Toby Keith singles chronology
| "He Ain't Worth Missing" (1993) | "A Little Less Talk And A Lot More Action" (1993) | "Wish I Didn't Know Now" (1994) |

= A Little Less Talk and a Lot More Action =

"A Little Less Talk And A Lot More Action" is a song written by Keith Hinton and Jimmy Alan Stewart. Originally recorded by American country music singer Hank Williams Jr. on his 1992 album Maverick, the song was also recorded by Toby Keith one year later on his self-titled debut album. Keith's version was released in November 1993 as that album's third single. Also, it reached number 2 on the U.S. Billboard Hot Country Singles & Tracks (now Hot Country Songs) chart and peaked at number 25 on the Canadian RPM charts.

==Music video==
The music video for this song features Keith performing this song in concert, at a bar, with a band. It was directed by Michael Merriman. The video was shot at a bar called Chastain's in Oklahoma City Oklahoma and features the original members of Toby Keith's Easy Money Band.

==Chart performance==
"A Little Less Talk And A Lot More Action" debuted at number 66 on the country chart dated November 13, 1993. It charted for twenty weeks on that chart, and peaked at number 2 on the country chart dated February 19, 1994, behind John Michael Montgomery's "I Swear".
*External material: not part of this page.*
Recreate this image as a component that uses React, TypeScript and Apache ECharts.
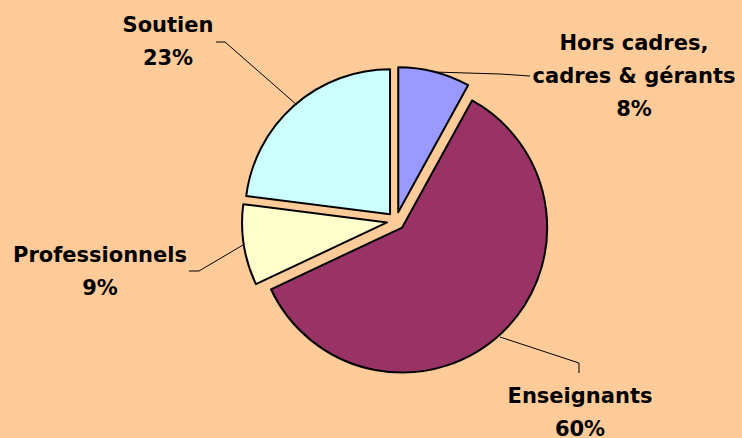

| Chart (1993–1994) | Peak position |
|---|---|
| Canada Country Tracks (RPM) | 25 |
| US Hot Country Songs (Billboard) | 2 |

===Year-end charts===

| Chart (1994) | Position |
|---|---|
| US Country Songs (Billboard) | 38 |

==Certifications==

| Region | Certification | Certified units/sales |
| United States (RIAA) | Gold | 500,000^{‡} |
^{‡} Sales+streaming figures based on certification alone.